Still, Mr. Younge fleshes together his stories from interviews with friends and families, police reports, social media, and a reporter’s eye for location and detail: seven black, one white, two Hispanic males all shot on that day in the big cities of Chicago, Houston, Dallas, Newark, and in smaller towns across the United States. In one neighborhood, there is so much gunfire, the dogs do not even bark anymore, he writes.

The stories are unsettling and eerily similar. In several, families hold their loved ones while they die, sometimes awaiting paramedics. In several, there is no clear reason for the shooting or victims die from mistaken identities. In all the stories, friends and family are tormented and mobilized for further violence; they receive little support from authorities; and they blame themselves, others, bad parenting, gangs, poverty, drugs – everything but the guns themselves.

Mr. Younge cautions at the beginning of “Another Day,” that the book is not about “gun control” but is about “what happens when you don’t have gun control,” and when potential laws are blocked by the gun lobby. For example, when Smith & Wesson inked a “smart gun technology” deal in 2000, the National Rifle Association demonized the company as “the first gun maker to run up the white flag of surrender” and blocked smart-gun legislation. Smart-gun technology could open “the door to a ban on all guns,” warns the NRA; and sellers of smart guns have been threatened with death.

And consider what happened to the father of a young man who provided the gun that caused one death reported in the book. Though the father was a convicted felon and drug dealer legally barred from owning guns – including the one his son used to kill a playmate – he was charged with contributing to the delinquency of a minor and released on $2,500 bail.

Mr.

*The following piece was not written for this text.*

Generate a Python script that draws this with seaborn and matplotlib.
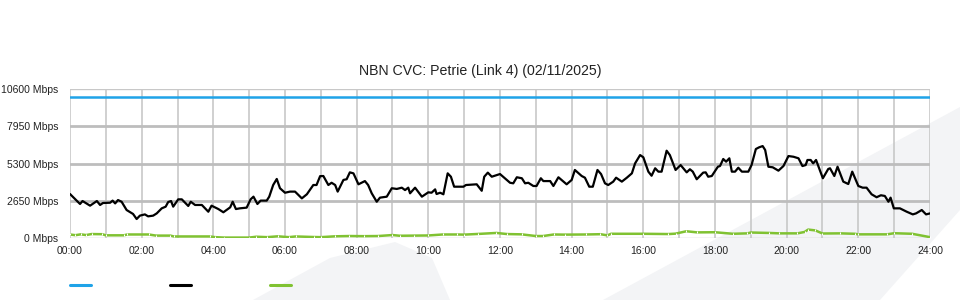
import numpy as np
import pandas as pd
import matplotlib
matplotlib.use("Agg")
import matplotlib.pyplot as plt
from matplotlib.lines import Line2D
from matplotlib.patches import Polygon
import seaborn as sns

# ---------------- data ----------------
title = "NBN CVC: Petrie (Link 4) (02/11/2025)"
y_ticks = [0, 2650, 5300, 7950, 10600]
y_tick_labels = ["0 Mbps", "2650 Mbps", "5300 Mbps", "7950 Mbps", "10600 Mbps"]
x_ticks = [0, 2, 4, 6, 8, 10, 12, 14, 16, 18, 20, 22, 24]
x_tick_labels = ["00:00", "02:00", "04:00", "06:00", "08:00", "10:00", "12:00",
                 "14:00", "16:00", "18:00", "20:00", "22:00", "24:00"]

capacity_hours = [0, 24]
capacity_mbps = [10000, 10000]

traffic_hours = [
    0.00, 0.28, 0.35, 0.56, 0.75, 0.84, 0.92, 1.12, 1.19, 1.26, 1.34, 1.44, 1.58, 1.76,
    1.86, 1.95, 2.09, 2.18, 2.32, 2.42, 2.56, 2.67, 2.74, 2.82, 2.88, 3.02, 3.12, 3.30,
    3.37, 3.49, 3.68, 3.86, 3.95, 4.14, 4.28, 4.47, 4.54, 4.63, 4.74, 4.93, 5.04, 5.12,
    5.23, 5.32, 5.49, 5.56, 5.67, 5.77, 5.86, 6.00, 6.14, 6.28, 6.47, 6.61, 6.79, 6.88,
    6.98, 7.07, 7.21, 7.30, 7.40, 7.47, 7.63, 7.72, 7.81, 7.91, 8.05, 8.23, 8.32, 8.42,
    8.56, 8.65, 8.84, 8.98, 9.12, 9.26, 9.35, 9.44, 9.49, 9.63, 9.82, 10.00, 10.09, 10.19,
    10.23, 10.33, 10.42, 10.54, 10.63, 10.72, 10.98, 11.05, 11.35, 11.49, 11.56, 11.66,
    11.77, 12.00, 12.28, 12.37, 12.47, 12.61, 12.70, 12.79, 12.93, 13.02, 13.14, 13.21,
    13.40, 13.49, 13.63, 13.86, 14.00, 14.09, 14.28, 14.37, 14.49, 14.59, 14.72, 14.82,
    14.93, 15.02, 15.16, 15.24, 15.40, 15.54, 15.68, 15.77, 15.91, 16.00, 16.14, 16.23,
    16.33, 16.42, 16.51, 16.65, 16.74, 16.90, 17.04, 17.21, 17.30, 17.38, 17.49, 17.67,
    17.74, 17.81, 17.91, 18.08, 18.14, 18.23, 18.31, 18.40, 18.47, 18.56, 18.65, 18.75,
    18.93, 19.02, 19.14, 19.23, 19.33, 19.40, 19.49, 19.61, 19.77, 19.91, 20.05, 20.19,
    20.33, 20.44, 20.53, 20.58, 20.67, 20.74, 20.82, 21.01, 21.16, 21.21, 21.33, 21.42,
    21.58, 21.72, 21.83, 22.00, 22.12, 22.23, 22.37, 22.51, 22.63, 22.74, 22.84, 22.90,
    22.99, 23.16, 23.35, 23.52, 23.61, 23.77, 23.89, 24.00,
]
traffic_mbps = [
    3130, 2420, 2630, 2300, 2630, 2350, 2490, 2510, 2660, 2460, 2700, 2580, 1990, 1710,
    1350, 1590, 1680, 1540, 1590, 1750, 2110, 2230, 2560, 2630, 2230, 2750, 2750, 2280,
    2580, 2350, 2350, 1870, 2300, 2060, 1830, 2180, 2580, 2060, 2110, 2160, 2750, 2940,
    2420, 2660, 2660, 2940, 3770, 4200, 3540, 3220, 3300, 3300, 2820, 3110, 3770, 3770,
    4400, 4410, 3770, 3930, 3770, 3300, 4130, 4180, 4670, 4600, 3820, 4050, 3770, 3180,
    2580, 2870, 2940, 3540, 3490, 3580, 3410, 3580, 3180, 3580, 2940, 3250, 3220, 3460,
    3130, 3220, 3110, 4600, 4360, 3650, 3650, 3770, 3820, 3360, 4360, 4650, 4360, 4550,
    3930, 3890, 4320, 4250, 3890, 3930, 3700, 3700, 4250, 4050, 4050, 3700, 4320, 3820,
    4130, 4840, 4410, 4290, 3650, 3650, 4840, 4550, 3890, 3770, 4010, 4290, 4010, 4290,
    4600, 5310, 5900, 5740, 4720, 4430, 4960, 4720, 4720, 6210, 5900, 4840, 5190, 4670,
    4890, 4720, 4180, 4650, 4670, 4360, 4410, 5070, 5120, 5620, 5430, 5670, 4720, 4720,
    5000, 4720, 4720, 5190, 6330, 6450, 6540, 6260, 5070, 5030, 4790, 5120, 5830, 5780,
    5670, 5120, 5190, 5550, 5550, 5310, 5550, 4250, 4910, 4960, 4410, 5070, 4010, 3840,
    4720, 3700, 3580, 3580, 3110, 2900, 3040, 2990, 2580, 2870, 2110, 2110, 1870, 1680,
    1750, 1990, 1680, 1750,
]

other_hours = [
    0.0, 0.15, 0.3, 0.45, 0.6, 0.9, 1.0, 1.5, 1.6, 2.2, 2.4, 2.8, 2.9, 3.9, 4.05, 4.3,
    5.0, 5.2, 5.5, 5.8, 6.1, 6.3, 6.8, 7.0, 7.4, 7.8, 8.2, 8.6, 9.0, 9.2, 9.6, 10.0,
    10.4, 10.8, 11.0, 11.4, 11.9, 12.2, 12.6, 13.0, 13.2, 13.5, 13.8, 14.4, 14.8, 15.0,
    15.1, 16.0, 16.7, 16.9, 17.2, 17.5, 18.0, 18.5, 18.9, 19.0, 19.5, 19.8, 20.3, 20.5,
    20.6, 20.8, 21.0, 21.5, 21.9, 22.0, 22.8, 23.0, 23.5, 24.0,
]
other_mbps = [
    250, 200, 260, 210, 280, 270, 190, 190, 250, 250, 170, 170, 110, 110, 60, 30,
    30, 90, 60, 120, 60, 110, 70, 60, 120, 140, 130, 140, 210, 160, 170, 180,
    250, 250, 240, 290, 360, 280, 260, 140, 140, 250, 240, 250, 270, 190,
    300, 300, 280, 310, 480, 400, 410, 300, 330, 390, 360, 330, 330, 430,
    600, 540, 320, 330, 300, 260, 260, 340, 300, 60,
]

blue = "#1fa3e8"
black = "#000000"
green = "#80c232"

# ---------------- figure ----------------
sns.set_style("white")
plt.rcParams["font.family"] = ["Liberation Sans", "DejaVu Sans"]

fig = plt.figure(figsize=(9.6, 3.0), dpi=100)
fig.patch.set_facecolor("white")

# faint background decoration
bg = "#f3f4f6"
fig.add_artist(Polygon([[603 / 960, 0], [960 / 960, 193 / 300], [960 / 960, 90 / 300], [880 / 960, 0]],
                       closed=True, transform=fig.transFigure, facecolor=bg, edgecolor="none", zorder=0))
fig.add_artist(Polygon([[253 / 960, 0], [330 / 960, 42 / 300], [395 / 960, 58 / 300], [432 / 960, 42 / 300],
                        [450 / 960, 0]],
                       closed=True, transform=fig.transFigure, facecolor=bg, edgecolor="none", zorder=0))

ax = fig.add_axes([70 / 960, 62 / 300, 860 / 960, 149 / 300])
ax.set_facecolor("none")

df_cap = pd.DataFrame({"hour": capacity_hours, "mbps": capacity_mbps})
df_tr = pd.DataFrame({"hour": traffic_hours, "mbps": traffic_mbps})
df_ot = pd.DataFrame({"hour": other_hours, "mbps": other_mbps})

sns.lineplot(data=df_cap, x="hour", y="mbps", ax=ax, color=blue, linewidth=1.8, zorder=5)
sns.lineplot(data=df_ot, x="hour", y="mbps", ax=ax, color=green, linewidth=1.8, zorder=4,
             marker="|", markersize=2, markevery=1)
sns.lineplot(data=df_tr, x="hour", y="mbps", ax=ax, color=black, linewidth=1.6, zorder=6)

ax.set_xlim(0, 24)
ax.set_ylim(0, 10600)
ax.set_xticks(x_ticks)
ax.set_xticklabels(x_tick_labels, fontsize=7.5, color="#222222")
ax.set_yticks(y_ticks)
ax.set_yticklabels(y_tick_labels, fontsize=7.5, color="#222222")
ax.set_xlabel("")
ax.set_ylabel("")

# grid
ax.grid(False)
for h in range(0, 25):
    ax.axvline(h, color="#c4c4c4", linewidth=1.1, zorder=1)
for v in y_ticks[1:4]:
    ax.axhline(v, color="#bdbdbd", linewidth=2.0, zorder=1)
ax.axhline(10600, color="#c8c8c8", linewidth=1.0, zorder=1)
ax.axhline(0, color="#c8c8c8", linewidth=1.0, zorder=1)

for s in ax.spines.values():
    s.set_visible(False)
ax.tick_params(axis="x", which="both", length=3, color="#c4c4c4", pad=3)
ax.tick_params(axis="y", length=0, pad=8.5)

fig.text(0.5, 1 - 71 / 300, title, fontsize=10.2, color="#222222", ha="center", va="center")

# legend swatches (no labels)
for x0, c in [(70, blue), (170, black), (270, green)]:
    fig.add_artist(Line2D([x0 / 960, (x0 + 21) / 960], [15 / 300, 15 / 300], color=c,
                          linewidth=2.2, transform=fig.transFigure))

fig.savefig("out.png", dpi=100, facecolor="white")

Younge correctly pinpoints the self-defense, “frontier” narratives that fuel the gun-rights movements. “Pick up a rifle, a pistol, a shotgun, and you’re handling a piece of American history,” he quotes Chris Kyle, the “American Sniper,” saying.  Mr. Kyle boasted of 160 confirmed “combat kills” in Iraq. “Take the gun up now, and the smell of black powder and saltpeter sting the air. Raise the rifle to your shoulder and look into the distance. You are not a target but a whole continent of potential, of great things to come, a promising future,” Mr. Kyle rhapsodized.

Yet the 10 deaths in “Another Day” and the 30,000 other U.S. gun deaths each year have nothing to do with self-defense, a continent under siege, or a promising future. They reflect a nation awash in guns and gun deaths and a gun lobby that ensures both will continue by blocking gun laws.

These searing stories take on one of the most polarizing topics in this country – the private ownership of guns. And maybe a black man, born across the pond but familiar with this country, is the one to do it.

Mr. Younge served as the U.S. correspondent for the Guardian for several years and is now its editor-at-large. He is also a regular columnist for The Nation. He received the 2017 Anthony Lukas Book Award from Columbia University and the Nieman Foundation. He also won the Harvard Kennedy School’s David Nayan prize for political journalism.